【LOJ10121】与众不同

题面

LOJ

题解

这题是_\(tham\)给\(ztl\)他们做的，然而这道题™居然还想了蛮久。。。

首先可以尺取出一个位置\(i\)上一个合法的最远位置\(pre_i\)

而对于一个询问\((l,r)\)，因为\(pre_i\)是单调的

所以可以二分出\(pre_i\geq l\)的第一个位置\(mid\)

用\(st\)表维护一下区间\(i-pre_i+1\)最大值\(qmax\)

则\(ans=max(mid-l,qmax(mid,r))\)

注意判断一下边界情况

代码

#include <iostream>

#include <cstdio>

#include <cstdlib>

#include <cstring>

#include <cmath>

#include <algorithm>

using namespace std;

inline int gi() {

    register int data = 0, w = 1;

    register char ch = 0;

    while (!isdigit(ch) && ch != '-') ch = getchar();

    if (ch == '-') w = -1, ch = getchar();

    while (isdigit(ch)) data = 10 * data + ch - '0', ch = getchar();

    return w * data;

}

const int MAX_N = 200005;

const int MAX_LOG_N = 19;

const int MAX_V = 1e6;

int bln[MAX_V << 1 | 1];

int N, M, a[MAX_N], pre[MAX_N];

int st[MAX_N][MAX_LOG_N], lg2[MAX_N];

void Prepare() {

    int l = 1, r = 0;

    do {

        bln[a[++r]]++;

        while (bln[a[r]] > 1) --bln[a[l++]];

        pre[r] = l;

    } while (l <= N && r <= N && l <= r);

    for (int i = 1; i <= N; i++) st[i][0] = i - pre[i] + 1;

    for (int j = 1; j <= 18; j++)

        for (int i = 1; i + (1 << j) - 1 <= N; i++)

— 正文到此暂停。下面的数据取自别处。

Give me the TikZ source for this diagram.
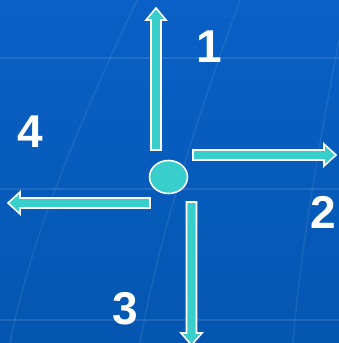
\documentclass[tikz,border=0pt]{standalone}
\usepackage{fontspec}
\setmainfont{Liberation Sans}
\usetikzlibrary{shapes.geometric}
\begin{document}
\begin{tikzpicture}[x=1pt,y=-1pt,
  blockarrow/.style={draw=white, line width=1.6pt, fill=arrowteal, line join=miter},
  numlabel/.style={text=white, font=\fontsize{46}{46}\selectfont\bfseries, inner sep=0pt},
  gridline/.style={draw=white, opacity=0.10, line width=2pt},
  diagline/.style={draw=white, opacity=0.08, line width=1.5pt}]
\definecolor{arrowteal}{RGB}{56,206,204}
\definecolor{bgtop}{RGB}{10,96,198}
\definecolor{bgbot}{RGB}{4,86,176}
\useasboundingbox (0,0) rectangle (339,343);
\shade[top color=bgtop, bottom color=bgbot] (0,0) rectangle (339,343);
% faint background lines
\draw[gridline] (0,58) -- (339,58);
\draw[gridline] (0,189) -- (339,189);
\draw[gridline] (0,320) -- (339,320);
\draw[diagline] (137,0) .. controls (80,120) and (30,240) .. (10,343);
\draw[diagline] (240,0) .. controls (200,110) and (160,230) .. (140,343);
\draw[diagline] (339,40) .. controls (320,140) and (300,250) .. (293,343);
% centre ellipse
\node[draw=white, line width=1.6pt, fill=arrowteal, ellipse, minimum width=38pt, minimum height=33pt, inner sep=0pt] (c) at (168.5,177) {};
% up arrow
\draw[blockarrow] (151,150) -- (151,20) -- (146,20) -- (156,8) -- (166,20) -- (161,20) -- (161,150) -- cycle;
% right arrow
\draw[blockarrow] (193,150) -- (324,150) -- (324,144) -- (336,155) -- (324,166) -- (324,160) -- (193,160) -- cycle;
% down arrow
\draw[blockarrow] (186.5,202) -- (186.5,333) -- (181,333) -- (191.5,345) -- (202,333) -- (196.5,333) -- (196.5,202) -- cycle;
% left arrow
\draw[blockarrow] (150,198) -- (20,198) -- (20,192) -- (8,203) -- (20,214) -- (20,208) -- (150,208) -- cycle;
% labels
\node[numlabel] (n1) at (209,47) {1};
\node[numlabel] (n2) at (323,212) {2};
\node[numlabel] (n3) at (125,309) {3};
\node[numlabel] (n4) at (30,132) {4};
\end{tikzpicture}
\end{document}
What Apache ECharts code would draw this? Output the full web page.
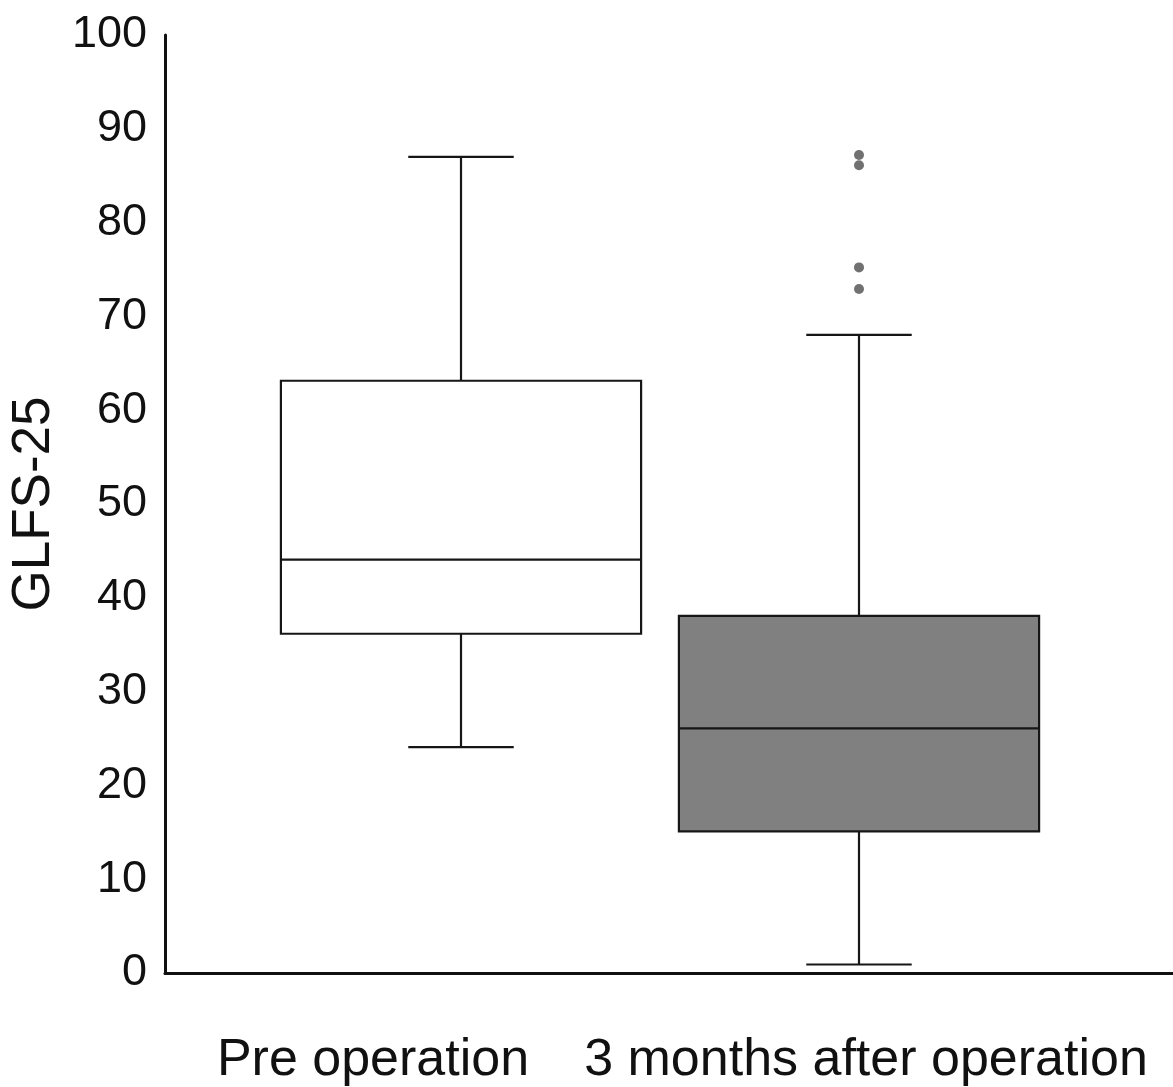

            st[i][j] = max(st[i][j - 1], st[i + (1 << (j - 1))][j - 1]);

    for (int i = 2; i <= MAX_N; i++) lg2[i] = lg2[i >> 1] + 1;

}

int qmax(int l, int r) {

    int t = lg2[r - l + 1];

    return max(st[l][t], st[r - (1 << t) + 1][t]);

}

int solve(int ql, int qr) {

    if (qmax(qr, qr) >= qr - ql + 1) return qr - ql + 1;

    int l = ql, r = qr, res = qr;

    while (l <= r) {

        int mid = (l + r) >> 1;

        if (ql <= pre[mid]) res = mid, r = mid - 1;

        else l = mid + 1;

    }

    return max(res - ql, qmax(res, qr));

}

int main () {

    N = gi(), M = gi();

    for (int i = 1; i <= N; i++) a[i] = gi() + MAX_V;

    Prepare();

    while (M--) {

        int l = gi() + 1, r = gi() + 1;

        printf("%d\n", solve(l, r));

    }

    return 0;

}